CrowdSourcing of Large Knowledge Graphs
Knowledge Graphs (KGs) are currently on the rise. In their latest Hype Cycle for Artificial Intelligence (2018), Gartner highlighted:
“The rising role of content and context for delivering insights with AI technologies, as well as recent knowledge graph offerings for AI applications have pulled knowledge graphs to the surface.”
We can roughly divide KGs into 2 categories:
One of the differences between the two categories is that the expert KGs contain strict knowledge accepted in the expert community of their respective domain. On the contrary, for general purposes, KGs need a vast amount of common sense knowledge that is provided by non-expert users that is not necessarily strictly validated.
In this blog post, we introduce a novel crowdsourcing approach to extend general-purpose knowledge graphs based on a human-in-the-loop model. Using automatic reasoning mechanisms inspired by belief-revision, our approach incorporates views of different users, extracts the largest subgraph without contradictions and integrates this subgraph into the KG. Users can provide their updates in an intuitive way without requiring expertise in the knowledge already contained in the graph.
We have implemented and deployed the approach at PROFIT platform. PROFIT is a public platform for promoting financial awareness, hence everyone is welcome to contribute to the PROFIT financial knowledge graph that currently contains more than 11.000 concepts in 26 languages.

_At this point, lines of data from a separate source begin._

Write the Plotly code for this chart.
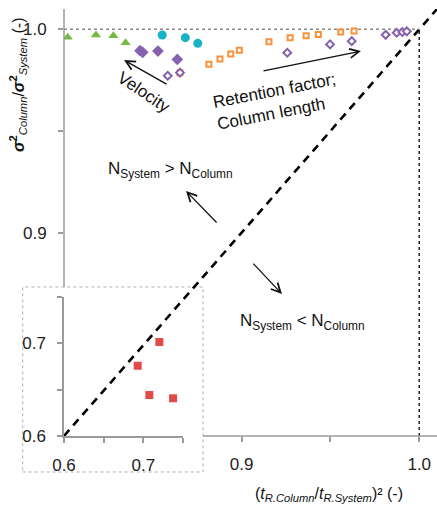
import plotly.graph_objects as go

# ---------------- data ----------------
vel_tri_x = [0.8021, 0.8180, 0.8278, 0.8347]
vel_tri_y = [0.9961, 0.9972, 0.9969, 0.9934]

vel_circ_x = [0.8553, 0.8683, 0.8753]
vel_circ_y = [0.9972, 0.9959, 0.9931]

vel_dia_x = [0.8428, 0.8443, 0.8529, 0.8638]
vel_dia_y = [0.9895, 0.9887, 0.9893, 0.9852]

ret_sq_x = [0.8653, 0.8816, 0.8878, 0.8939, 0.8987, 0.9154, 0.9273, 0.9363, 0.9432, 0.9558, 0.9633]
ret_sq_y = [0.9787, 0.9828, 0.9854, 0.9879, 0.9897, 0.9939, 0.9959, 0.9969, 0.9975, 0.9987, 0.9992]

len_dia_x = [0.8584, 0.8653, 0.9257, 0.9498, 0.9620, 0.9811, 0.9873, 0.9905, 0.9930]
len_dia_y = [0.9772, 0.9787, 0.9885, 0.9926, 0.9942, 0.9973, 0.9983, 0.9987, 0.9990]

inset_x = [0.6929, 0.7202, 0.7076, 0.7375]
inset_y = [0.6758, 0.7014, 0.6442, 0.6407]

main_ticks = [0.9, 1.0]
main_ticktext = ["0.9", "1.0"]
main_minor = [0.95]
inset_ticks = [0.6, 0.7]
inset_ticktext = ["0.6", "0.7"]
inset_minor = [0.65, 0.75]

MAIN_RANGE = [0.8, 1.01]
INSET_RANGE = [0.6, 0.75]

# inset box in paper coordinates (plot area)
INSET_DOM_X = [0.0, 0.319]
INSET_DOM_Y = [0.0, 0.3255]
BOX_X = [-0.1107, 0.3727]
BOX_Y = [-0.0843, 0.349]

FONT = "Liberation Sans, Arial, sans-serif"
AXC = "#9a9a9a"

fig = go.Figure()

def sc(x, y, symbol, color, size, fill=None, lw=0, xa="x", ya="y"):
    fig.add_trace(go.Scatter(
        x=x, y=y, mode="markers", xaxis=xa, yaxis=ya, showlegend=False,
        marker=dict(symbol=symbol, size=size, color=fill if fill else color,
                    line=dict(color=color, width=lw))))

# main diagonal y = x
d0 = MAIN_RANGE[0]
fig.add_trace(go.Scatter(x=[d0, MAIN_RANGE[1]], y=[d0, MAIN_RANGE[1]], mode="lines",
                         showlegend=False, hoverinfo="skip",
                         line=dict(color="black", width=2.6, dash="8px,6px")))

# reference lines at 1.0
fig.add_trace(go.Scatter(x=[MAIN_RANGE[0], 1.0], y=[1.0, 1.0], mode="lines", showlegend=False,
                         line=dict(color="#8a8a8a", width=1.5, dash="dot")))
fig.add_trace(go.Scatter(x=[1.0, 1.0], y=[MAIN_RANGE[0], 1.0], mode="lines", showlegend=False,
                         line=dict(color="#222222", width=1.5, dash="dot")))

sc(vel_tri_x, vel_tri_y, "triangle-up", "#77B843", 9)
sc(vel_circ_x, vel_circ_y, "circle", "#17B2C6", 9)
sc(ret_sq_x, ret_sq_y, "square", "#F7923A", 5, fill="white", lw=2)
sc(vel_dia_x, vel_dia_y, "diamond", "#8662AE", 9)
sc(len_dia_x, len_dia_y, "diamond", "#8662AE", 6, fill="white", lw=2)

# inset
sc(inset_x, inset_y, "square", "#E24A4A", 8, xa="x2", ya="y2")

axis_common = dict(showgrid=False, zeroline=False, ticks="outside", ticklen=5,
                   tickcolor=AXC, tickwidth=1.5, ticklabelstandoff=8,
                   tickfont=dict(family=FONT, size=17, color="#222"))
minor_common = dict(ticks="outside", ticklen=5, tickcolor=AXC, tickwidth=1.5, showgrid=False)

fig.update_layout(
    width=437, height=507,
    margin=dict(l=64, r=0, t=9, b=71),
    paper_bgcolor="white", plot_bgcolor="rgba(0,0,0,0)",
    xaxis=dict(range=MAIN_RANGE, tickvals=main_ticks, ticktext=main_ticktext,
               minor=dict(tickvals=main_minor, **minor_common),
               showline=False, **axis_common),
    yaxis=dict(range=MAIN_RANGE, tickvals=main_ticks, ticktext=main_ticktext,
               minor=dict(tickvals=main_minor, **minor_common),
               showline=False, **axis_common),
    xaxis2=dict(domain=INSET_DOM_X, range=INSET_RANGE, anchor="y2",
                tickvals=inset_ticks, ticktext=inset_ticktext,
                minor=dict(tickvals=inset_minor, **minor_common),
                showline=True, linecolor=AXC, linewidth=1.5, **axis_common),
    yaxis2=dict(domain=INSET_DOM_Y, range=INSET_RANGE, anchor="x2",
                tickvals=inset_ticks, ticktext=inset_ticktext,
                minor=dict(tickvals=inset_minor, **minor_common),
                showline=True, linecolor=AXC, linewidth=1.5, **axis_common),
)

shapes = [
    dict(type="rect", xref="paper", yref="paper", x0=BOX_X[0], x1=BOX_X[1],
         y0=BOX_Y[0], y1=BOX_Y[1], line=dict(color="#b0b0b0", width=1, dash="dot"),
         fillcolor="rgba(0,0,0,0)", layer="below"),
    dict(type="line", xref="paper", yref="paper", x0=0, x1=0, y0=BOX_Y[1], y1=1,
         line=dict(color=AXC, width=1.5)),
    dict(type="line", xref="paper", yref="paper", x0=BOX_X[1], x1=1, y0=0, y1=0,
         line=dict(color=AXC, width=1.5)),
]
fig.update_layout(shapes=shapes)

ann = []
def arrow(x, y, ax, ay):
    ann.append(dict(x=x, y=y, xref="x", yref="y", ax=ax, ay=ay, text="",
                    showarrow=True, arrowhead=5, arrowsize=1.4, arrowwidth=1.3,
                    arrowcolor="#111"))

arrow(0.8338, 0.9849, 44, 25)
arrow(0.9672, 0.9893, -99, 20)
arrow(0.8687, 0.9205, 32, 33)
arrow(0.9227, 0.8698, -30, -32)

tf = dict(family=FONT, size=17, color="#111")
ctr = dict(xanchor="center", yanchor="middle", showarrow=False)
ann.append(dict(x=0.8450, y=0.9687, xref="x", yref="y", text="Velocity",
                textangle=34, font=tf, **ctr))
ann.append(dict(x=0.9199, y=0.9647, xref="x", yref="y",
                text="Retention factor;<br>Column length",
                textangle=-11, font=tf, align="left", **ctr))
ann.append(dict(x=0.8597, y=0.9308, xref="x", yref="y",
                text="N<sub>System</sub> > N<sub>Column</sub>", font=tf, **ctr))
ann.append(dict(x=0.9340, y=0.8561, xref="x", yref="y",
                text="N<sub>System</sub> < N<sub>Column</sub>", font=tf, **ctr))

ann.append(dict(x=0.7105, y=-0.138, xref="paper", yref="paper",
                text="(<i>t</i><sub><i>R.Column</i></sub>/<i>t</i><sub><i>R.System</i></sub>)² (-)",
                font=dict(family=FONT, size=16, color="#111"), **ctr))
ann.append(dict(x=-0.1233, y=0.822, xref="paper", yref="paper", textangle=-90,
                text="<b><i>σ</i><sup>2</sup></b><sub><i>Column</i></sub>/<b><i>σ</i><sup>2</sup></b><sub><i>System</i></sub> (-)",
                font=dict(family=FONT, size=16, color="#111"), **ctr))
fig.update_layout(annotations=ann)

fig.write_html("out.html")
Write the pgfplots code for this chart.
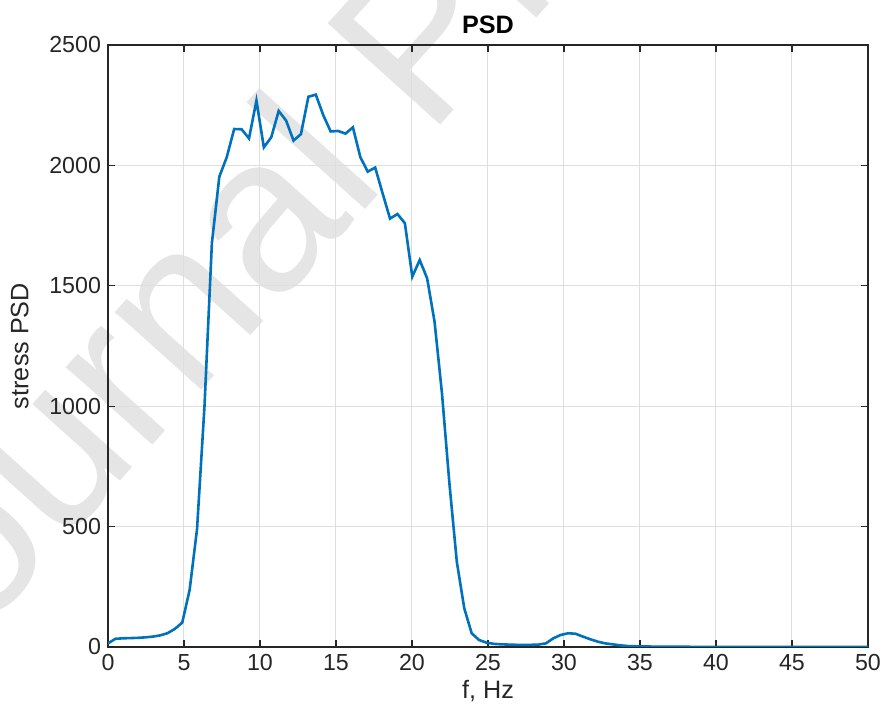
\documentclass[border=0pt]{standalone}
\usepackage{fontspec}
\setmainfont{Liberation Sans}
\usepackage{pgfplots}
\pgfplotsset{compat=1.18}
\definecolor{mblue}{HTML}{0072BD}
\definecolor{axgray}{HTML}{262626}
\begin{document}
\begin{tikzpicture}[x=1pt,y=1pt]
\useasboundingbox (-54,-35) rectangle (388.5,323.5);
\node[rotate=48, text=black!10, font=\fontsize{110}{110}\selectfont, anchor=west] at (-125,-20) {Journal Pre-proof};
\begin{axis}[
  at={(0,0)}, anchor=south west,
  scale only axis, width=380pt, height=301pt,
  xmin=0, xmax=50, ymin=0, ymax=2500,
  xtick={0,5,...,50}, ytick={0,500,...,2500},
  grid=major, major grid style={black!13, line width=0.5pt},
  axis line style={axgray, line width=0.6pt},
  tick style={axgray, line width=0.6pt},
  tick align=inside, major tick length=3.5pt,
  xtick pos=both, ytick pos=both,
  yticklabel pos=left, xticklabel pos=bottom,
  tick label style={font=\fontsize{11.6}{13}\selectfont, text=black!85},
  /pgf/number format/assume math mode=true,
  /pgf/number format/1000 sep={},
  scaled y ticks=false,
  xlabel={f, Hz}, ylabel={stress PSD},
  label style={font=\fontsize{12.6}{14}\selectfont, text=black!85},
  xlabel style={yshift=2pt},
  ylabel style={yshift=3.5pt},
  title={\textbf{PSD}},
  title style={font=\fontsize{12.6}{14}\selectfont, yshift=-4pt},
]
\addplot[mblue, line width=1.3pt] coordinates {
(0.000,15) (0.488,34) (0.977,36) (1.465,37) (1.953,38) (2.441,40) (2.930,43) (3.418,48)
(3.906,57) (4.395,75) (4.883,101) (5.371,237) (5.859,490) (6.348,1000) (6.836,1678)
(7.324,1953) (7.813,2034) (8.301,2151) (8.789,2150) (9.277,2112) (9.766,2269) (10.254,2075)
(10.742,2117) (11.230,2226) (11.719,2186) (12.207,2103) (12.695,2130) (13.184,2285)
(13.672,2294) (14.160,2209) (14.648,2141) (15.137,2143) (15.625,2132) (16.113,2158)
(16.602,2034) (17.090,1974) (17.578,1991) (18.066,1884) (18.555,1779) (19.043,1798)
(19.531,1760) (20.020,1538) (20.508,1607) (20.996,1531) (21.484,1351) (21.973,1053)
(22.461,680) (22.949,354) (23.438,161) (23.926,57) (24.414,29) (24.902,18) (25.391,13)
(25.879,11) (26.367,10) (26.855,9) (27.344,9) (27.832,9) (28.320,10) (28.809,15)
(29.297,36) (29.785,50) (30.273,57) (30.762,55) (31.250,43) (31.738,32) (32.227,22)
(32.715,15) (33.203,11) (33.691,7) (34.180,4) (34.668,3) (35.156,2) (35.645,2)
(36.133,1) (36.621,1) (37.109,1) (37.598,1) (38.086,1) (38.574,0.5) (39.063,0.5)
(40.039,0.4) (41.016,0.3) (41.992,0.3) (42.969,0.2) (43.945,0.2) (44.922,0.2)
(45.898,0.1) (46.875,0.1) (47.852,0.1) (48.828,0.1) (49.805,0.1) (50.000,0.1)
};
\end{axis}
\end{tikzpicture}
\end{document}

One of the most important parts of the KGs is the hierarchy of classes of the domain of discourse. The most popular approach in the area of crowdsourcing (OWL) class hierarchies relies on exemplifying concepts (Exemplifying approach).
Example. “B-52” is a “Shooter” and a “Mixed drink”, so is “Fireball”. “Sea Breeze” is a “Mixed drink”, but not a “Shooter”, hence “Shooter” is more specific than “Mixed drink”.
The advantage of the exemplifying approach is that any discussion about the particular structure of the resulting hierarchy can always be resolved by presenting new examples or discussing the old ones. It is adopted in several crowdsourcing frameworks, for example, CASCADE and CuriousCat.
However, this process is indirect in the sense that users operate on individuals, but get information about classes as the result. This aspect might be confusing for the non-expert users. Moreover, it might be easier to operate on classes directly rather than presenting a number of individuals. To overcome these issues we designed a process of “direct” crowdsourcing, where users operate on classes and obtain a hierarchy of classes as the outcome.
From Direct Beliefs to Knowledge
The challenges of crowdsourcing the taxonomies directly are the following:
- How to guarantee the absence of internal contradictions? For example, A <= B <= C <= A.
- How to take the different non-compliant inputs into account?
- How to integrate the crowdsourced knowledge?
We tackle these challenges in Belief Revision manner. In the following figure, we outline the method.
We have 4 steps in our process:
- [Collect (box 1)] The user provides their beliefs / updates. The user chooses freely which entities he operates on: no prepared questions or other constraints.
- [Analyze and Provide Feedback (box 2)] The user’s update is analyzed against the existing knowledge graph. The users receive feedback about any internal inconsistencies inside their update in real time.
- [Vote (box 3)] The users vote on triples suggested by other users. Users either vote explicitly on a dedicated page or implicitly in case their update overlaps / confirms an update from a different user.
- [Integrate (box 4)] The threshold for accepting an update is computed dynamically when the update is submitted and depends on how well the update complies with the existing knowledge. When an update gets the numbers of upvotes equal to this threshold, the knowledge is integrated into the existing knowledge graph.
We introduce a novel crowdsourcing approach. The main features are:
- The users work directly with the hierarchy of classes, not any other entities.
- No need to have the information about the existing knowledge to provide new input. Hence, suitable for large KGs.
- The power of reasoning mechanisms of the semantic web is used to analyze user’s inputs, estimate its quality, avoid contradictions. The tool is also able to provide this feedback to educate the user.